Here's a good thing to remember -- we had a lot of decanted wines. A red -- even a relatively inexpensive red -- can be almost instantly upgraded with a half hour or so in a decanter.


It was on to the dinner portion of the evening. Keeping with the theme of the evening, the meal was Italian. Of course, Barb's table settings matched with wonderful dishes...


...and individual roses with our place cards which we got to take home, which of course makes me smile. (A tutorial for this is coming soon.)


Take a close look. She made these by simply gluing corks to small vases and vials to serve as a base. Elegant and simple.


Her centerpieces were equally simple and elegant.


Of course, we started with Meredith's salad...


...enjoyed the lasagna...


...and ended with delicious canoli -- perfect after lots of snacks and lasagna!


Another Cork Poppers over... and somehow, we can't wait till the next one!

Wednesday, March 26, 2014

Going Crackers

Our Cork Poppers group was planning to meet and Rick and I volunteered to bring bread for the tasting and dinner and crackers for the tasting.

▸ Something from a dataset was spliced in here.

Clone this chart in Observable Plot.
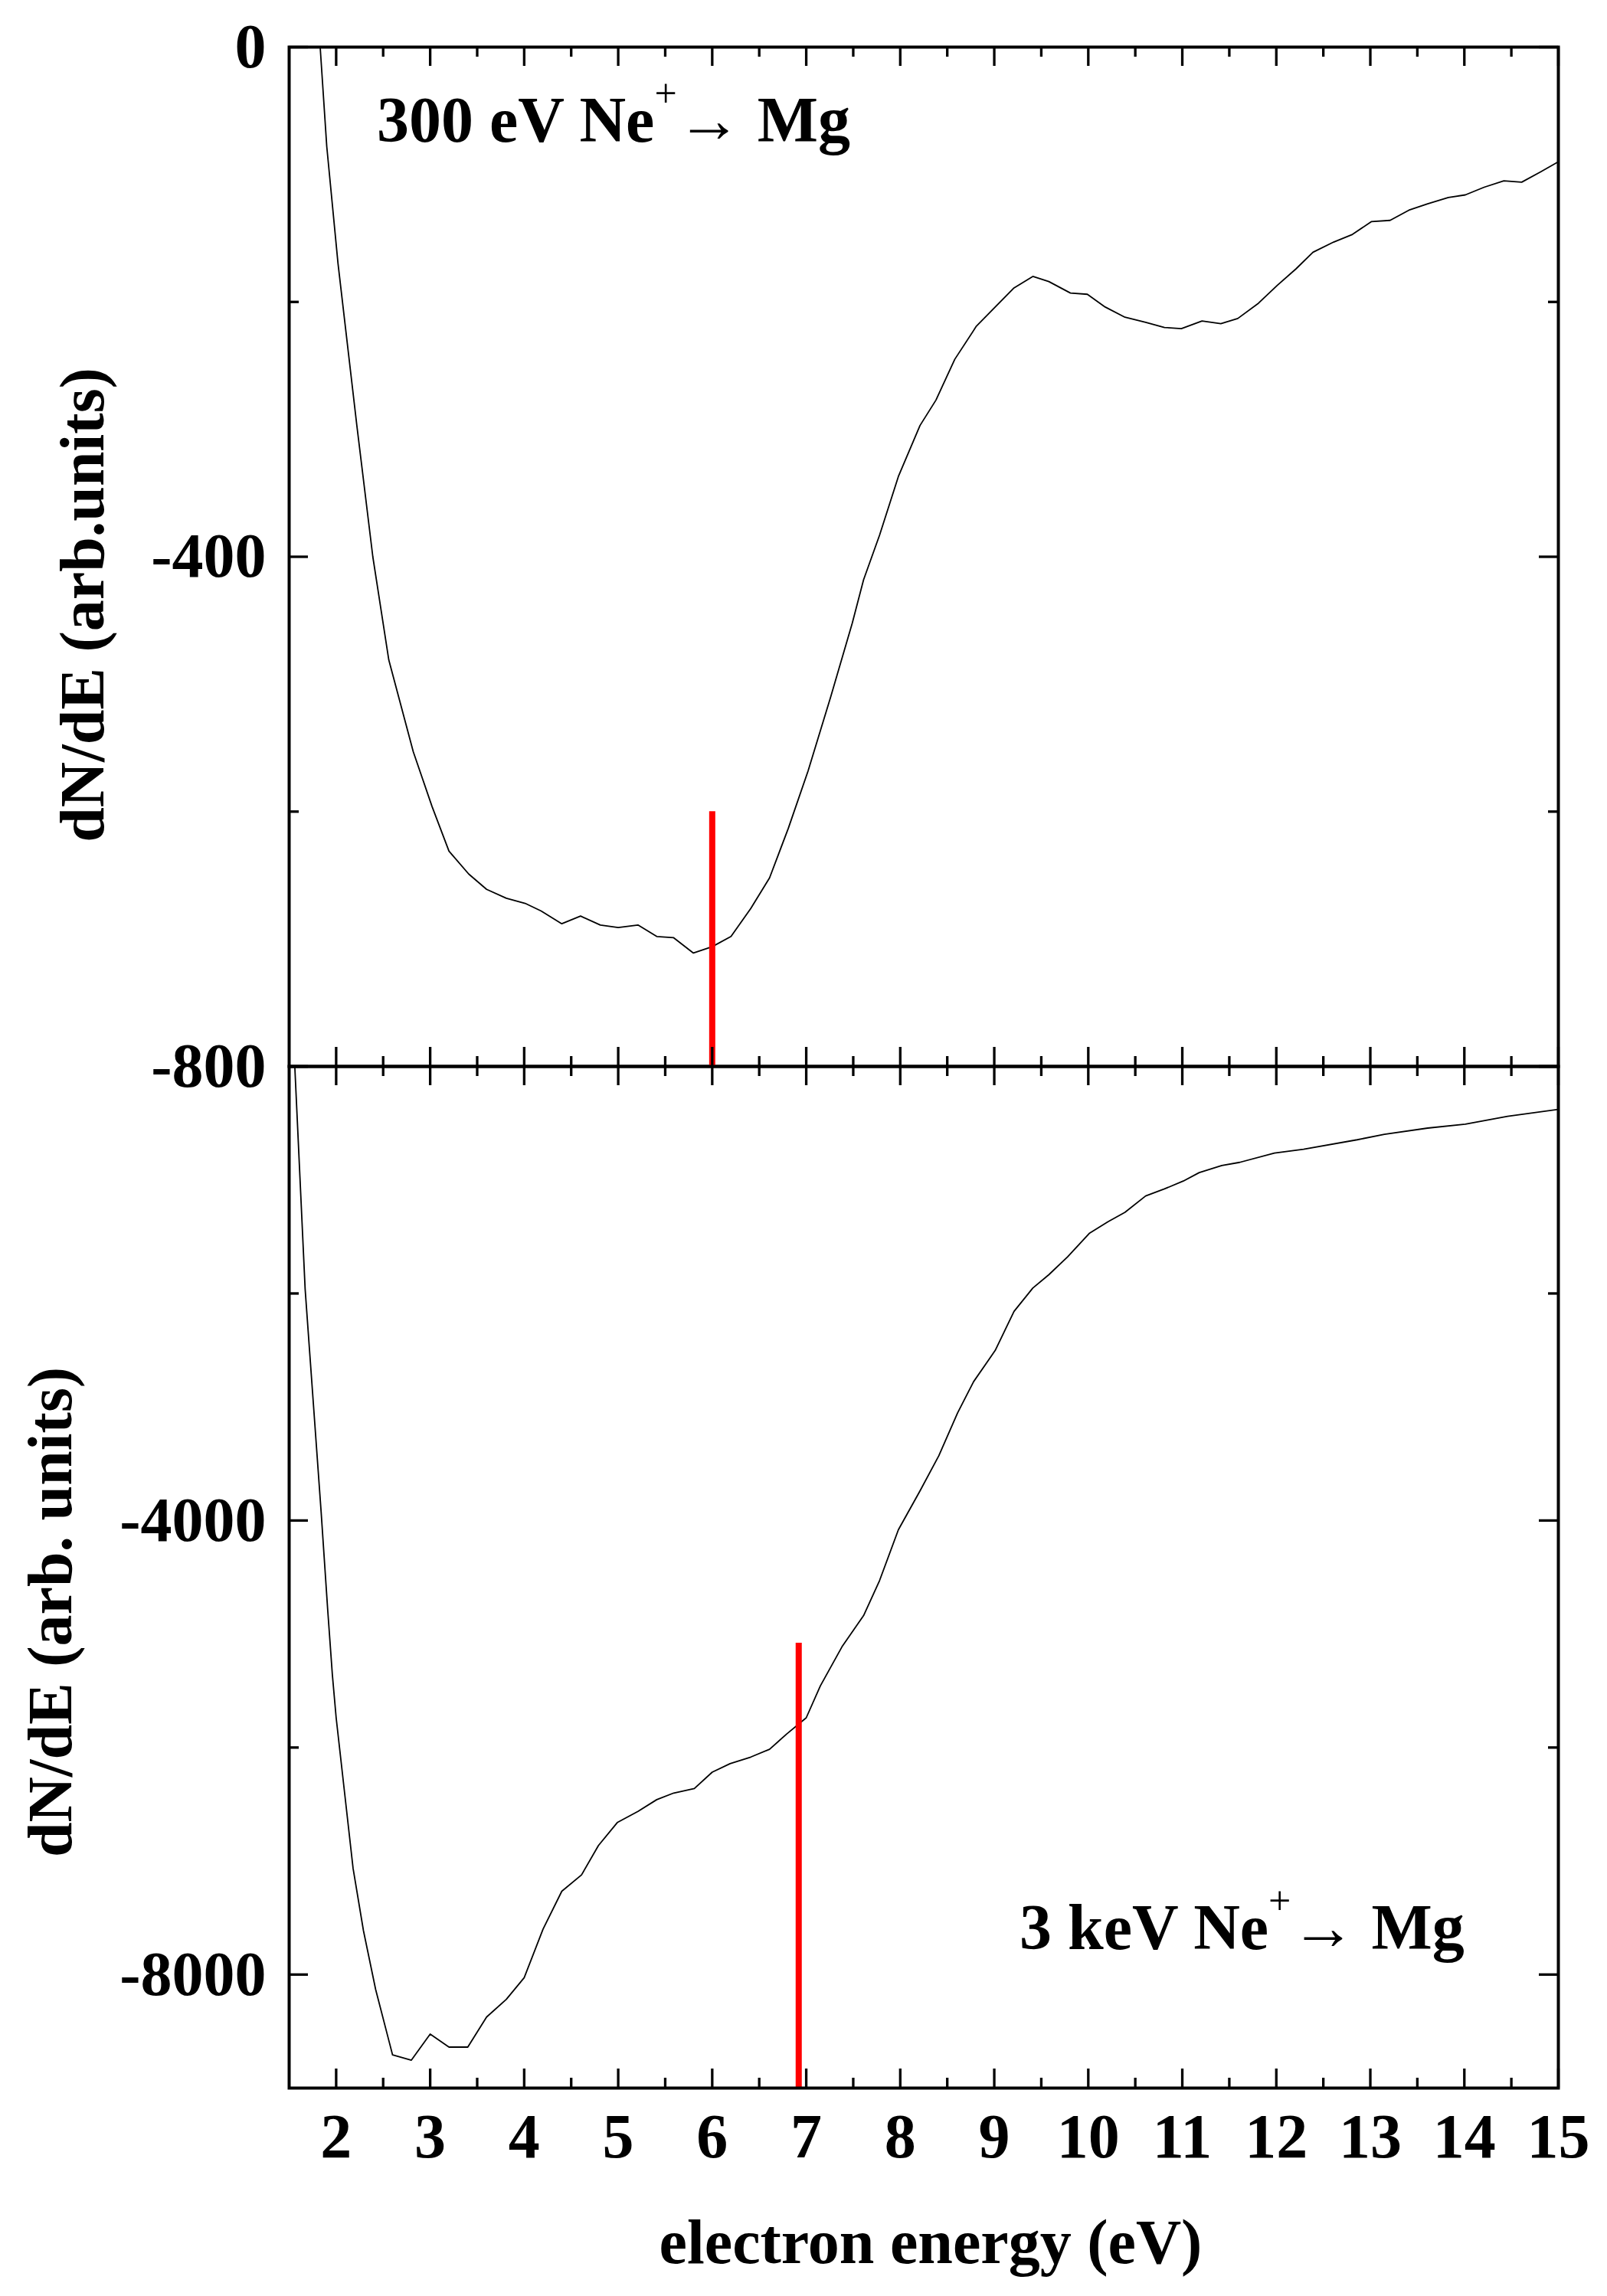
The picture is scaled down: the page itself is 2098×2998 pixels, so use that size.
<!DOCTYPE html>
<html>
<head>
<meta charset="utf-8">
<script src="https://cdn.jsdelivr.net/npm/d3@7"></script>
<script src="https://cdn.jsdelivr.net/npm/@observablehq/plot@0.6"></script>
<style>
  html, body { margin: 0; padding: 0; background: #fff; }
  #wrap { position: relative; width: 2098px; height: 2998px; overflow: hidden; background: #fff; }
  #wrap svg { position: absolute; left: 0; overflow: visible; }
</style>
</head>
<body>
<div id="wrap"></div>
<script>
// ---------- data ----------
const energy300 = [1.83,1.90,2.02,2.22,2.39,2.56,2.82,3.02,3.20,3.41,3.60,3.81,4.01,4.18,4.40,4.60,4.81,5.00,5.21,5.41,5.59,5.80,6.00,6.20,6.41,6.61,6.81,7.02,7.26,7.49,7.61,7.78,7.98,8.21,8.38,8.58,8.81,9.01,9.21,9.41,9.58,9.81,9.99,10.18,10.39,10.61,10.81,10.99,11.21,11.41,11.59,11.81,12.01,12.21,12.39,12.61,12.81,13.01,13.21,13.41,13.61,13.83,14.01,14.21,14.42,14.61,14.81,15.0];
const dNdE300 = [0,-78,-170,-297,-400,-481,-553,-596,-631,-649,-661,-668,-672,-678,-688,-682,-689,-691,-689,-698,-699,-711,-706,-698,-676,-652,-613,-568,-510,-452,-418,-383,-337,-297,-277,-245,-219,-204,-189,-180,-184,-193,-194,-204,-212,-216,-220,-221,-215,-217,-213,-201,-187,-174,-161,-153,-147,-137,-136,-128,-123,-118,-116,-110,-105,-106,-98,-90];

const energy3k = [1.56,1.67,1.76,1.84,1.91,1.96,2.00,2.09,2.18,2.29,2.42,2.60,2.80,3.00,3.20,3.40,3.60,3.81,4.00,4.20,4.40,4.61,4.79,4.99,5.21,5.41,5.59,5.81,6.00,6.19,6.41,6.61,6.79,7.00,7.15,7.38,7.61,7.78,7.98,8.21,8.41,8.61,8.78,9.01,9.21,9.41,9.58,9.78,10.01,10.21,10.39,10.61,10.81,11.01,11.18,11.42,11.61,11.98,12.29,12.86,13.15,13.61,14.01,14.46,15.0];
const dNdE3k = [0,-1961,-2999,-3922,-4787,-5363,-5738,-6401,-7065,-7612,-8131,-8708,-8754,-8524,-8639,-8639,-8374,-8218,-8028,-7601,-7266,-7122,-6863,-6661,-6563,-6459,-6401,-6361,-6217,-6142,-6084,-6015,-5882,-5738,-5457,-5113,-4838,-4529,-4082,-3739,-3430,-3052,-2777,-2502,-2158,-1952,-1835,-1677,-1471,-1368,-1285,-1141,-1079,-1010,-935,-873,-845,-763,-729,-646,-598,-543,-509,-440,-378];

// red marker lines: [energy, y from, y to]
const marker300 = [6.0, -800, -600];
const marker3k = [6.92, -9000, -5080];

// axes
const xDomain = [1.5, 15];
const xMajor = [2,3,4,5,6,7,8,9,10,11,12,13,14,15];
const xMinor = [2.5,3.5,4.5,5.5,6.5,7.5,8.5,9.5,10.5,11.5,12.5,13.5,14.5];
const y300Domain = [-800, 0];
const y300Major = [0, -400, -800];
const y300Minor = [-200, -600];
const y300Labels = [0, -400, -800];
const y3kDomain = [-9000, 0];
const y3kMajor = [0, -4000, -8000];
const y3kMinor = [-2000, -6000];
const y3kLabels = [-4000, -8000];
const xLabels = xMajor;

// ---------- layout ----------
const W = 2098;
const mL = 377, mR = 64;
const plotW = W - mL - mR;
const MAJ = 25, MIN = 13, TW = 3.3;
const FONT = "Liberation Serif";

function tickMarks(yMajor, yMinor, plotH) {
  return [
    Plot.ruleX(xMajor, {insetTop: plotH - MAJ, strokeWidth: TW, stroke: "black"}),
    Plot.ruleX(xMinor, {insetTop: plotH - MIN, strokeWidth: TW, stroke: "black"}),
    Plot.ruleX(xMajor, {insetBottom: plotH - MAJ, strokeWidth: TW, stroke: "black"}),
    Plot.ruleX(xMinor, {insetBottom: plotH - MIN, strokeWidth: TW, stroke: "black"}),
    Plot.ruleY(yMajor, {insetRight: plotW - MAJ, strokeWidth: TW, stroke: "black"}),
    Plot.ruleY(yMinor, {insetRight: plotW - MIN, strokeWidth: TW, stroke: "black"}),
    Plot.ruleY(yMajor, {insetLeft: plotW - MAJ, strokeWidth: TW, stroke: "black"}),
    Plot.ruleY(yMinor, {insetLeft: plotW - MIN, strokeWidth: TW, stroke: "black"})
  ];
}

const fmt = d => String(d);
const styleObj = {fontFamily: FONT, fontSize: "82px", fontWeight: "bold", background: "white", color: "black"};

// ---------- top panel ----------
const topH = 1400, topMT = 61, topMB = 8;
const topPlotH = topH - topMT - topMB;
const data300 = energy300.map((e, i) => ({e, v: dNdE300[i]}));

const topPlot = Plot.plot({
  width: W, height: topH,
  marginLeft: mL, marginRight: mR, marginTop: topMT, marginBottom: topMB,
  style: styleObj,
  x: {domain: xDomain, axis: null},
  y: {domain: y300Domain, axis: null},
  marks: [
    Plot.axisY(y300Labels, {anchor: "left", tickSize: 0, tickPadding: 30, tickFormat: fmt, fontSize: 82, fontWeight: "bold", label: null}),
    Plot.line(data300, {x: "e", y: "v", stroke: "black", strokeWidth: 1.8, clip: true}),
    Plot.ruleX([marker300], {x: d => d[0], y1: d => d[1], y2: d => d[2], stroke: "#ff0000", strokeWidth: 8}),
    ...tickMarks(y300Major, y300Minor, topPlotH),
    Plot.frame({stroke: "black", strokeWidth: 4})
  ]
});

// ---------- bottom panel ----------
const botTop = 1382;
const botH = 2998 - botTop, botMT = 10, botMB = 272;
const botPlotH = botH - botMT - botMB;
const data3k = energy3k.map((e, i) => ({e, v: dNdE3k[i]}));

const botPlot = Plot.plot({
  width: W, height: botH,
  marginLeft: mL, marginRight: mR, marginTop: botMT, marginBottom: botMB,
  style: styleObj,
  x: {domain: xDomain, axis: null},
  y: {domain: y3kDomain, axis: null},
  marks: [
    Plot.axisY(y3kLabels, {anchor: "left", tickSize: 0, tickPadding: 30, tickFormat: fmt, fontSize: 82, fontWeight: "bold", label: null}),
    Plot.axisX(xLabels, {anchor: "bottom", tickSize: 0, tickPadding: 32, tickFormat: fmt, fontSize: 82, fontWeight: "bold", label: null}),
    Plot.line(data3k, {x: "e", y: "v", stroke: "black", strokeWidth: 1.8, clip: true}),
    Plot.ruleX([marker3k], {x: d => d[0], y1: d => d[1], y2: d => d[2], stroke: "#ff0000", strokeWidth: 8}),
    ...tickMarks(y3kMajor, y3kMinor, botPlotH),
    Plot.frame({stroke: "black", strokeWidth: 4})
  ]
});

const wrap = document.getElementById("wrap");
topPlot.style.top = "0px";
botPlot.style.top = botTop + "px";
wrap.appendChild(botPlot);
wrap.appendChild(topPlot);
topPlot.style.background = "transparent";

// ---------- titles and annotations ----------
function addLabel(svg, x, y, parts) {
  const t = d3.select(svg).append("text")
    .attr("x", x).attr("y", y)
    .attr("text-anchor", "start")
    .attr("font-family", FONT).attr("font-size", 84).attr("font-weight", "bold")
    .attr("fill", "black");
  parts.forEach(p => {
    const s = t.append("tspan").text(p.t);
    if (p.w) s.attr("font-weight", p.w);
    if (p.s) s.attr("font-size", p.s);
    if (p.dy) s.attr("dy", p.dy);
  });
  return t;
}
const annot = (energy) => [
  {t: energy + " Ne"},
  {t: "+", w: "normal", s: 52, dy: -46},
  {t: "\u2192", w: "normal", s: 84, dy: 46},
  {t: " Mg"}
];
addLabel(topPlot, 492, 185, annot("300 eV"));
addLabel(botPlot, 1331, 2545 - botTop, annot("3 keV"));

function addTitle(svg, x, y, rot, text) {
  d3.select(svg).append("text")
    .attr("transform", `translate(${x},${y}) rotate(${rot})`)
    .attr("text-anchor", "middle")
    .attr("font-family", FONT).attr("font-size", 82).attr("font-weight", "bold")
    .attr("fill", "black")
    .text(text);
}
addTitle(topPlot, 135, 790, -90, "dN/dE (arb.units)");
addTitle(botPlot, 93, 2105 - botTop, -90, "dN/dE (arb. units)");
addTitle(botPlot, 1215, 2955 - botTop, 0, "electron energy (eV)");
</script>
</body>
</html>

There's always an elaborate cheese platter and pretty much everything on it is eaten by the end! This selection is from last summer's gathering.


It was suggested to me by my friend Kim that perhaps I should make the crackers. After all, Rick was making the bread.


Good idea. So, I searched for cracker recipes, coming upon those by all the one-named cooks: Ina, Julia and Martha. And there were many more. These are Ina's. Not bad -- not really "crackery" -- more buttery like a sable. In fact, she should have named them sables, not crackers. But a tad rich.


Then I tried three recipes with varying degrees of success. The long, flatbreads are from the "Toledo Blade" and would have been fine if I'd rolled them thinner, but the dough kept springing back. The big round ones were Julia's and I gave them a big zero. The little round cheesy ones are from Joy the Baker.


Those were good. But I needed more than one kind. When moaning about this to blogger Marilyn, she shared her recipe for me, which reminds me of biscotti.


You bake loaves of bread with lots of seeds and cranberries. Refrigerate the end product and the next day you cut them into cracker pieces and bake again for awhile on a low oven to make the crisp and dried out -- very crackery!


Yay! Blog Land comes through!


The Poppers got Joy the Baker and Marilyn the Blogger. And, since Marilyn's dry-out method worked, I was able to rescue the Toledo Blade.Here's the finished basket (the ones in the bowls were the Trader Joe's {Plan B.)


Ina is worth another try. Less butter or maybe better kneading. But apart from Marilyn's, I really recommend Plan B unless you have lots of time and are feeling particularly adventurous! (Note: I'm going to try Marilyn's method with other savory quick bread recipes, too!)

Coming next -- Our Cork Poppers reviews of the Wines of Italy!

Sunday, March 23, 2014

A Treasure from Vivian Swift

Certain artists make my heart sing. Vivian Swift, author of "Le Road Trip" and "When Wanderer's Cease to Roam" is one of them.

So, when I learned last year that the author/illustrator of two of my favorite books had a blog, I had to follow! And in almost every one, Vivian offered a watercolor lesson, demonstrating her technique of creating magical illustrations. (Right now Vivian's blog is in "hibernation" as she finishes her current "Secret Garden" book, but please take a look at the archives, especially if you are interested in painting. For example, here she shows how to paint an autumn leaf.) Below, a spread from "Le Road Trip."


In one of her posts shortly before her hiatus, Vivian told us How To Paint a Cat. And guess who she used as a model!


Vivian painted sweet Lizzie -- and after, she was kind enough to send me her original and the preliminary sketch she did for the painting. I was overwhelmed! And delighted, too!


She captured my sweet girl so perfectly down to the tiniest detail and the curious, alert look in her eyes. (I think eyes are SO hard to do!) I finally found a perfect frame, so now Lizzie and Vivian are on permanent display!


I'm so very grateful for Vivian's generosity! I'm eagerly awaiting her next book and her blog return with new posts. Till then, I'll cherish this, her wonderful books and keep mining her blog for new painting ideas and techniques!